Carolina Jessamine is currently beautifying waste places, chain link fences, and unkempt roadsides with its happy yellow flowers. Carolina Jessamine (sometimes labeled Carolina Jasmine) is Gelsemium sempervirens, pronounced gel-SEM-ee-um sem-per-VY-renz. Flowering is at peak right now in upstate South Carolina.

This native, semi-evergreen vine is a favorite of gardeners who want early spring color but do not want to construct supports for heavy vines. Tubular flowers have five petals and are one inch long, held either singly or in small clusters. Vines twine instead of adhering, so they can be induced to climb a solid board privacy fence by running clear monofilament (fishing line) horizontally and diagonally between small screw eyes. Vines may reach twenty feet in length after a couple of growing seasons. Without support, vines become more bush-like as a groundcover. They help prevent erosion when planted on steep banks, and they perform well on fences, deck posts, and trellises.

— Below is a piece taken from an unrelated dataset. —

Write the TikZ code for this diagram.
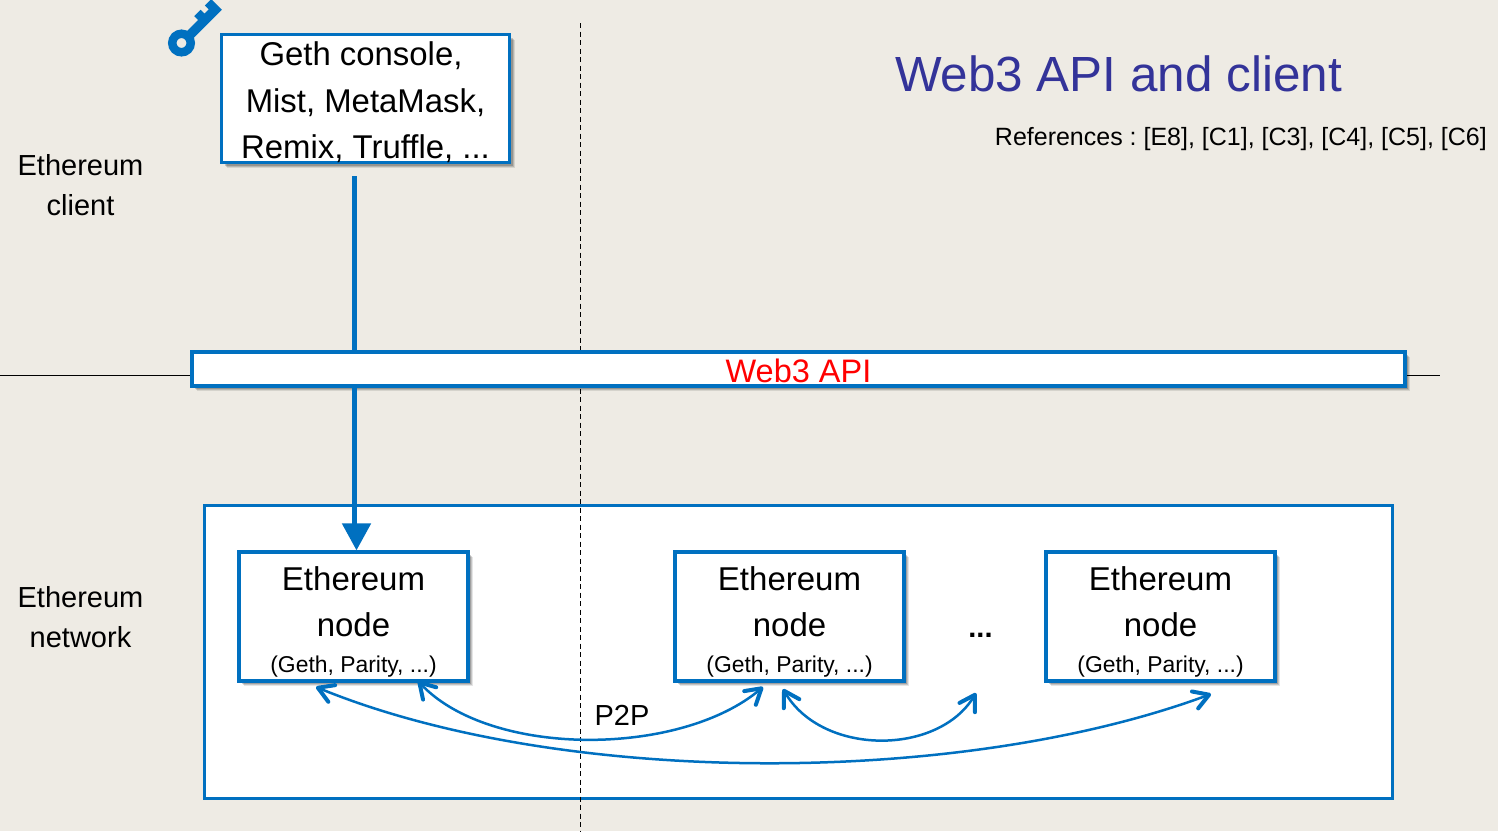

Carolina Jessamine is cold hardy in zones 6-10. It is undemanding about soil type and pH, but prefers full sun to flower abundantly. The narrow, glossy leaves take on a bronze or purple shade in cold weather. Skip the fertilizer to prevent over-abundant vine growth and fewer flowers. If the plant gets woody with age, blooming only at its upper reaches, renovate by a severe pruning. Take precautions to avoid skin exposure. The sap causes a rash in sensitive individuals.

NC State University reports that Carolina Jessamine is highly flammable and should not be planted within the defensible space of a home. Normally I would ignore such advice, but the recent wildfires all around southern NC and northern SC have led me to reevaluate some of my choices. (Buh-bye, eucalyptus and cross vine!)

All parts of the vine are toxic and can be fatal if ingested. Children who confuse it with honeysuckle can be poisoned by its strychnine-related toxins if they suck the nectar from flowers. This toxicity does not deter pollinators, who visit the flowers without apparent harm. Neither deer nor rabbits browse Carolina Jessamine.

 Carolina Jessamine is the state flower of South Carolina.

Lovely yellow flowers adorn a chain link fence along an interstate highway in Spartanburg, South Carolina.

This Carolina Jessamine has become shrub-like because it does not have anything vertical to support its climbing habit.

In this weed-invested median of a health-center parking lot, Carolina Jessamine grows atop juniper shrubs.